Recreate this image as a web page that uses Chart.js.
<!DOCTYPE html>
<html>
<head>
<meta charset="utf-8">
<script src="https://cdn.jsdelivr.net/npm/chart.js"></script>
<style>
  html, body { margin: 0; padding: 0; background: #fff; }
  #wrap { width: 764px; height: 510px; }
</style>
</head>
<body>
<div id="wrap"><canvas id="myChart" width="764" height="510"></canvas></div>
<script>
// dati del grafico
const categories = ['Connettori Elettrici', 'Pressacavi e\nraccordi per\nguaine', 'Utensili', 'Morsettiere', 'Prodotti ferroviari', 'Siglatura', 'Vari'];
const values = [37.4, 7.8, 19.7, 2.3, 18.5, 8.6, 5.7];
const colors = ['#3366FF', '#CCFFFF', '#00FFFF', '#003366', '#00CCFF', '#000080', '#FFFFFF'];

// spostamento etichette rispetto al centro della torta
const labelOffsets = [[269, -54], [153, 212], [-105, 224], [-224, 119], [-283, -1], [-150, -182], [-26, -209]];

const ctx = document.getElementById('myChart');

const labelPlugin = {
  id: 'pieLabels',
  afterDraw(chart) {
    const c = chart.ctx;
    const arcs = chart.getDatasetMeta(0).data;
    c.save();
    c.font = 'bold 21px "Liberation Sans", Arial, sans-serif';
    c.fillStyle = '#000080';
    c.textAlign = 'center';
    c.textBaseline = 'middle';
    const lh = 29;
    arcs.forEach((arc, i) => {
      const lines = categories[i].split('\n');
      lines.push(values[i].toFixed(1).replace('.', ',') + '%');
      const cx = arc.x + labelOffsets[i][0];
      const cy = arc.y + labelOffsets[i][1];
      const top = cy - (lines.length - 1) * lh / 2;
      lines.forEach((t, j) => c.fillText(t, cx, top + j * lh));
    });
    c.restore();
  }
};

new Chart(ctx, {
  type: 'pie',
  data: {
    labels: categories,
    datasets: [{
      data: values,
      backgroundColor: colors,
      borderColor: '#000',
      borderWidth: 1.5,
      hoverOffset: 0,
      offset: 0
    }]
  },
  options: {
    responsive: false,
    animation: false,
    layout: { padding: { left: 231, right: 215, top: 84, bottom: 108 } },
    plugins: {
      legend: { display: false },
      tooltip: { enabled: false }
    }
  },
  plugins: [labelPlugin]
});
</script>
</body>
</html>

• • • • •

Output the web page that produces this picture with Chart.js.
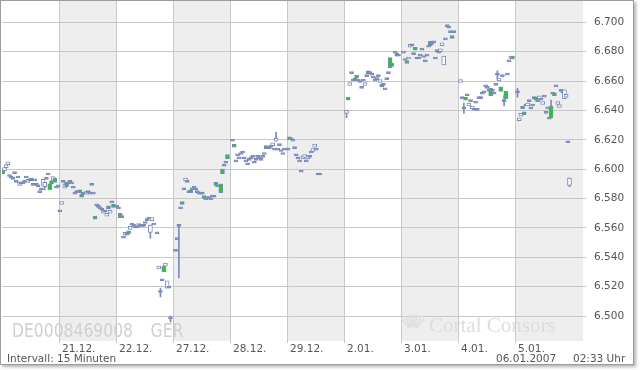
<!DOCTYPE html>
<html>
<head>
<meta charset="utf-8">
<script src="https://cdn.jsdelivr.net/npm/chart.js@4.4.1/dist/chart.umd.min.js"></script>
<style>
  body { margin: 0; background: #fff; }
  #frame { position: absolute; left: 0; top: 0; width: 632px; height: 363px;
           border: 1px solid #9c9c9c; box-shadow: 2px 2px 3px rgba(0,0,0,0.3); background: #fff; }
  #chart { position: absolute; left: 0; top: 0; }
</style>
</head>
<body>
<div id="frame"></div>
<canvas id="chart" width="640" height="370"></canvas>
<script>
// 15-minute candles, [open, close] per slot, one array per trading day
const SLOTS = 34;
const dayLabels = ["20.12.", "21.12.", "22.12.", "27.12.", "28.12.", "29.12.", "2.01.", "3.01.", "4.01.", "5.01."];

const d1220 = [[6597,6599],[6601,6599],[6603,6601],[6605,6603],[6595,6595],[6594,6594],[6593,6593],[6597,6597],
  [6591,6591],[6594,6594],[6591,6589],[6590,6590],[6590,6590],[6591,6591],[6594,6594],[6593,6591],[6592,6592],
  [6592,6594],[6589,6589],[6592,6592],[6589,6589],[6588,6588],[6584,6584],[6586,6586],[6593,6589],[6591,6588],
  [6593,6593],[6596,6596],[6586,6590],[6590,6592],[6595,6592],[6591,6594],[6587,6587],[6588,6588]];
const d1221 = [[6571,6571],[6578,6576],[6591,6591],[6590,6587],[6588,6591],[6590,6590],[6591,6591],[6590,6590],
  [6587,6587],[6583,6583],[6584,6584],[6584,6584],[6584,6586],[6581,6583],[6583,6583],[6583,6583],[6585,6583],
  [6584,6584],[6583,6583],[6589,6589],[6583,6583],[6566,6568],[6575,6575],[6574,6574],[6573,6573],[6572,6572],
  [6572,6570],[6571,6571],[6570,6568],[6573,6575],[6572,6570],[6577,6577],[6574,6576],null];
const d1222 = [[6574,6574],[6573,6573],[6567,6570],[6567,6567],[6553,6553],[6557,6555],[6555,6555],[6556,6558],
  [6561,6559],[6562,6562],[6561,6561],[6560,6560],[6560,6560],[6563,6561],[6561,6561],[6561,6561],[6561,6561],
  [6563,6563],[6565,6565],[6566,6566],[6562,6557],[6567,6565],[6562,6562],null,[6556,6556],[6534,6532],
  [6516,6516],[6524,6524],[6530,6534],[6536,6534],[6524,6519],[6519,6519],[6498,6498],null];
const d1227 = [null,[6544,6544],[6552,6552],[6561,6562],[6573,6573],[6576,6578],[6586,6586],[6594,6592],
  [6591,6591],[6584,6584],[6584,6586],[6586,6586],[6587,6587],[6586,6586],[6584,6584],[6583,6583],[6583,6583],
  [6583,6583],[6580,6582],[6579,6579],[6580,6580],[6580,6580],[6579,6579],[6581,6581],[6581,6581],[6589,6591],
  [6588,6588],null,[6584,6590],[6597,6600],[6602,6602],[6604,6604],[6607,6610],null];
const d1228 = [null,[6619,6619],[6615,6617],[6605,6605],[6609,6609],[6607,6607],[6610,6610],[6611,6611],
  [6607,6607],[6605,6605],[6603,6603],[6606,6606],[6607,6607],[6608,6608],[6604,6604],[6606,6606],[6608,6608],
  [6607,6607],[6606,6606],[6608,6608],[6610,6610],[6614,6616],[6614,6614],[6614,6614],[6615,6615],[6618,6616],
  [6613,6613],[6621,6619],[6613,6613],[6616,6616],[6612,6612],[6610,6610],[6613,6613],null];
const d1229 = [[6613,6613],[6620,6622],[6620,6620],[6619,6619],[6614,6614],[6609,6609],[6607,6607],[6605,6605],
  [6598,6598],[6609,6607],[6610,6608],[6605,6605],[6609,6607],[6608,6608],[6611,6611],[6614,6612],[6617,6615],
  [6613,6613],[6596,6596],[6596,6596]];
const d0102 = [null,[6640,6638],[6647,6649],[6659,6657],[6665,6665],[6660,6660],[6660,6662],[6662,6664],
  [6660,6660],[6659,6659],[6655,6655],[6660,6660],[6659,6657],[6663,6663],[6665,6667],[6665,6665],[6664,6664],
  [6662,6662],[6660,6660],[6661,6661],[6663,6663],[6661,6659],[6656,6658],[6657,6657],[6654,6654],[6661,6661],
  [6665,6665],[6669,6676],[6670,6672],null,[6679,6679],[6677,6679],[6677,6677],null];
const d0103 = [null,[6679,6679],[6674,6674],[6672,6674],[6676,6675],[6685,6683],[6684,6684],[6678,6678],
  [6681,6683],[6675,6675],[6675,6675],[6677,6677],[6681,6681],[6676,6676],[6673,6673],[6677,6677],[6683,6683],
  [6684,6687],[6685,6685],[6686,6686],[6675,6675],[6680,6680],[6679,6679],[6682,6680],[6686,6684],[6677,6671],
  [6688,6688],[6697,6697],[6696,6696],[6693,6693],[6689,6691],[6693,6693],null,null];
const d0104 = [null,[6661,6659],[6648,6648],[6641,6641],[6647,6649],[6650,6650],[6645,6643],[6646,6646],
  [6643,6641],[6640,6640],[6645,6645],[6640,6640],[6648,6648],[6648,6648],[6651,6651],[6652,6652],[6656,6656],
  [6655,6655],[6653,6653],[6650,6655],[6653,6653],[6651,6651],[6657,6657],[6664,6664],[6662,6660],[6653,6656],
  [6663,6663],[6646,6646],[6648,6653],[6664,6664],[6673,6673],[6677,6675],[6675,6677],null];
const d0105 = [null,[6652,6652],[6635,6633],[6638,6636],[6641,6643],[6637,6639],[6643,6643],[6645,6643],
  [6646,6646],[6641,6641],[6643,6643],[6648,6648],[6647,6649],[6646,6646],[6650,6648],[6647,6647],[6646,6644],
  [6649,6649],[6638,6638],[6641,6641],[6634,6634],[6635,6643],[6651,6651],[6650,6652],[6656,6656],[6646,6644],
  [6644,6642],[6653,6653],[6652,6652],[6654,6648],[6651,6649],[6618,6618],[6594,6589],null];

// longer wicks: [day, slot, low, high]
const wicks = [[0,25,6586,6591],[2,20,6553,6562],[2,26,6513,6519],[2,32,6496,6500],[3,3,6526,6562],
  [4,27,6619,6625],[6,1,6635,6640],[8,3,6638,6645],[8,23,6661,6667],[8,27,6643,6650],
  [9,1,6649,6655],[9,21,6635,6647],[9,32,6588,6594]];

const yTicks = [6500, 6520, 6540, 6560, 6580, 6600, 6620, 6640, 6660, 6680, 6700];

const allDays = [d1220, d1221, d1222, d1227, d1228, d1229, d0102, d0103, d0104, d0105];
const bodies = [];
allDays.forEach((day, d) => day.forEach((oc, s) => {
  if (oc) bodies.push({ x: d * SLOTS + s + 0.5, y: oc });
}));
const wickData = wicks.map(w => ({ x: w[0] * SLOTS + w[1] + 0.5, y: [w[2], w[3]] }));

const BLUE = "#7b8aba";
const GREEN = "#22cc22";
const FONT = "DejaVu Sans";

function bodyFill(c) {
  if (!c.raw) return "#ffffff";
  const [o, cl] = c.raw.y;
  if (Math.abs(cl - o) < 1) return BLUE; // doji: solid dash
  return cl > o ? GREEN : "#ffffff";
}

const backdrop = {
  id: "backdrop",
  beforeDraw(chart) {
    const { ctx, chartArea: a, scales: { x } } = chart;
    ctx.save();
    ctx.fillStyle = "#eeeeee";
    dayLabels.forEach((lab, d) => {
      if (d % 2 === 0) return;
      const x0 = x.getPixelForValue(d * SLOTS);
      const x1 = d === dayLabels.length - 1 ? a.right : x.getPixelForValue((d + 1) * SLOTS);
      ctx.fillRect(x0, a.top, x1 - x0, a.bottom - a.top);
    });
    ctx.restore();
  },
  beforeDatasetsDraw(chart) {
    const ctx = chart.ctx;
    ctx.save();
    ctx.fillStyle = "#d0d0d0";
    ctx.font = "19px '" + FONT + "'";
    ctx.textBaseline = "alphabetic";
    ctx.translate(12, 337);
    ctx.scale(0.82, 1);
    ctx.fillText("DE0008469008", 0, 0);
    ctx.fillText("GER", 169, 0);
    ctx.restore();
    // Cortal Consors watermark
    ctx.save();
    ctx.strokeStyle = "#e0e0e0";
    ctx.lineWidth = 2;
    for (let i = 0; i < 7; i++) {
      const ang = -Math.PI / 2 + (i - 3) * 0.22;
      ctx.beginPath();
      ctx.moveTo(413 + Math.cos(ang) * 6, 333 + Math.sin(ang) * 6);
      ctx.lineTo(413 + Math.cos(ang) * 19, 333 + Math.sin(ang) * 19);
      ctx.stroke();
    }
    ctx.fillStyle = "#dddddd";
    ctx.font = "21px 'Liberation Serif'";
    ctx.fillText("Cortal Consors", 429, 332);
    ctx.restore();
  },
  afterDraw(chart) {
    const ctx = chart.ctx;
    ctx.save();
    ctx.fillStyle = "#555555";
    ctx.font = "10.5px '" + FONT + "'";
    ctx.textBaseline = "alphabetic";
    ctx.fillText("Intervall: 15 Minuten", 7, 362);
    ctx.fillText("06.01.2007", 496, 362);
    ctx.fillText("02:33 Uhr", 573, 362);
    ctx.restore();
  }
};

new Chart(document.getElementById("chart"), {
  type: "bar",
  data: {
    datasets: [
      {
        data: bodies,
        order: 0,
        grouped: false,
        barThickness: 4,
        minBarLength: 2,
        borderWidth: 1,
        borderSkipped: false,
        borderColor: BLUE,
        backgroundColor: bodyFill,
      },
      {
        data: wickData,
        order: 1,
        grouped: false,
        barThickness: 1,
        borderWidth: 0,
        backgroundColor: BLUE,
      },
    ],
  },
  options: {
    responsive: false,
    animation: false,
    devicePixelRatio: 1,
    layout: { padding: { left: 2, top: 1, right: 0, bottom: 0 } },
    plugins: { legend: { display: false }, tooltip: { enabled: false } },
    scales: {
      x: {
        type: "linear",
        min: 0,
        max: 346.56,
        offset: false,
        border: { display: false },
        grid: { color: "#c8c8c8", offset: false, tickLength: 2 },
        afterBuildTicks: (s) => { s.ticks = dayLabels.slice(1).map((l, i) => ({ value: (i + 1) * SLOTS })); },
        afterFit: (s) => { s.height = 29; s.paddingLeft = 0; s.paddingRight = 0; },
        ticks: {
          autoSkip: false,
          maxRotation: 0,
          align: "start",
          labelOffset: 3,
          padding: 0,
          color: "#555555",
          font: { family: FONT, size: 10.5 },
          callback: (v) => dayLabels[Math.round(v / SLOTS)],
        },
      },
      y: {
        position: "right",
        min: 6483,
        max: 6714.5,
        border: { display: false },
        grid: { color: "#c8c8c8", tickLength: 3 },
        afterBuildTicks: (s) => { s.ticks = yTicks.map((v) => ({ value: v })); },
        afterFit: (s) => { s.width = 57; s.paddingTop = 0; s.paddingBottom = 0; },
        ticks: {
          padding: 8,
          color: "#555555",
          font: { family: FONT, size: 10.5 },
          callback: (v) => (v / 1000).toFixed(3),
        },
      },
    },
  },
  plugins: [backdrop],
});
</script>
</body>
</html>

• • • • •

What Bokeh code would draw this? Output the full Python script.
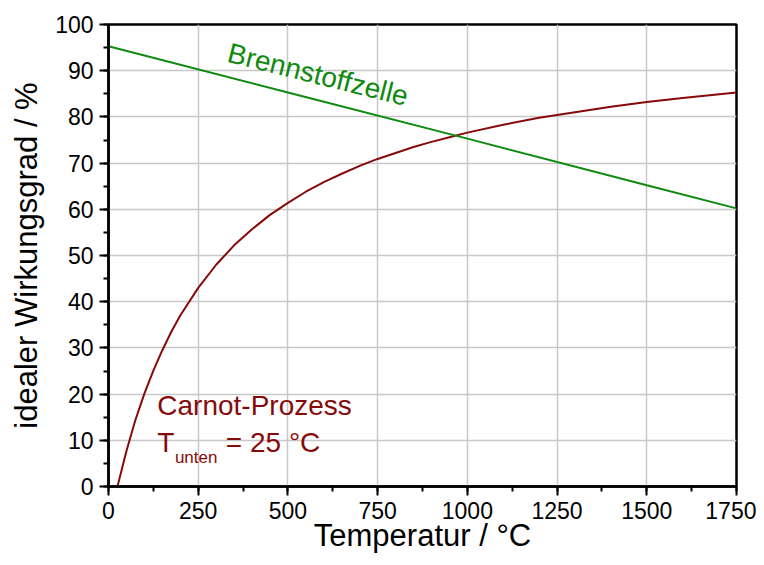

• • • • •

_What to produce:_
How many lines in the records above hold the word "Output"? Give only the number.

_Answer to this problem:_
2